Communication is a skill.

In the last couple days, communication has been an important part of my day.  Being able to communicate effectively with others is important, and very important in relationships.  There is an art to communicating so people can hear you.  When you talk so people can hear you, amazing things can happen.

I was at a local convenience store yesterday, getting a frozen Coke (I am addicted to them).  While I was there, the clerk was arguing with a customer about things the customer bought.  The clerk was rude and terrible, and the customer wasn’t much better, but their communication was way off.  Had the clerk stopped to really listen to what the customer was saying, or asking, he would have been able to handle the situation very differently.  The situation never have escalated to the point that it did, and they both could have left much less frustrated.

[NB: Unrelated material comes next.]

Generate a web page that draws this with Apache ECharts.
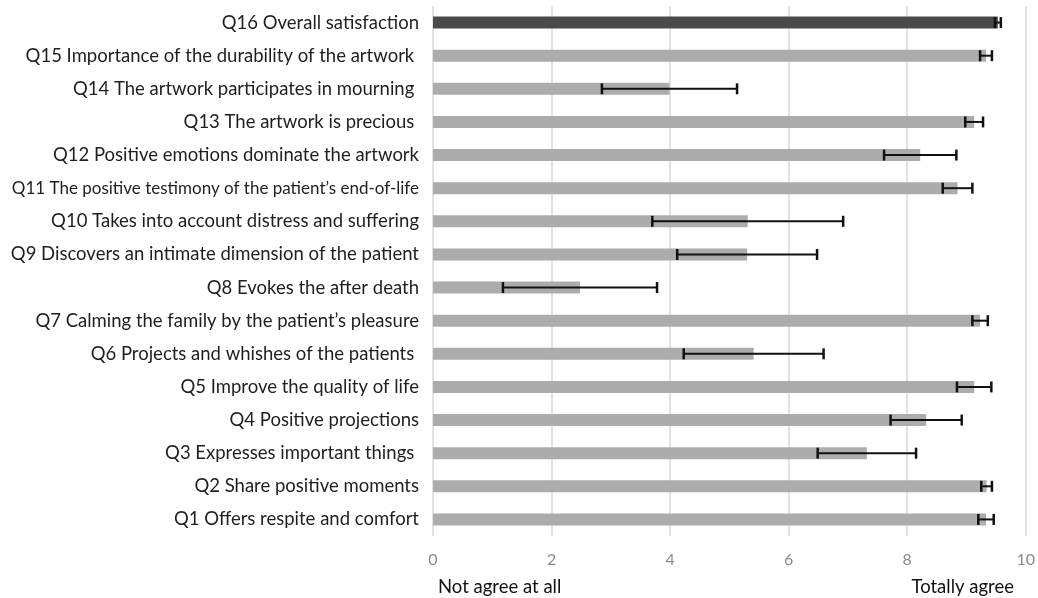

I work with people everyday, trying to help them communicate better with their spouses, partners, children, co-workers, and just the public in general.  Early in my career, I was trained in PREP.  Prep was a couples communication  program that helped couples learn how to talk so they could understand each other.  Just the idea of talking so people  can hear you is an important step in learning how to communicate effectively.

One of the key communication skills that the program talked about was making sure that the person felt heard before trying to make your point.  When talking with someone, report back what they said so the person understands that you heard them, paraphrase if you will.  Once they know they have been heard, make your point in a way that they can hear.  If you are calm, organized, and to the point, you will be heard.  If you are aggressive, using foul language, and/or threatening, you are likely to be met with the same, and get no where.

Many of the people that I see in therapy struggle with aggressive, angry behavior.  Trying to talk when you are angry is a bad idea.  If possible, take time to think about what you want to say, how you would like to say it, and the main idea.  Talking when you are angry generally means you say things without thinking and things get worse.  Remember that you may have to agree to disagree at times, but using foul language and threats isn’t communication.  It’s intimidation, and it’s not helpful.

I had to handle a rough situation myself recently.  I ran through multiple conversations in my head to get my thoughts organized before I had a conversation with someone close to me that needed to happen.  I needed to be able to advocate for myself.  I needed to stand up for myself, and make sure I could get my point across.  After a lot of tears, I was able to make my points, without being angry and without blaming.  I was able to be heard, and I was able to hear the other side.  There was a happiness to that I can be proud of for many years, and I didn’t feel like a doormate.

If you have problems with communication, and being heard, get support.  It’s not an easy skill, and it takes lots of practice, but it can lead to new and better things.  There are often classes in communities that can help with skills.  Might help not only with relationships, but can also help with your work life.  If communication is an issue for you, think about learning more.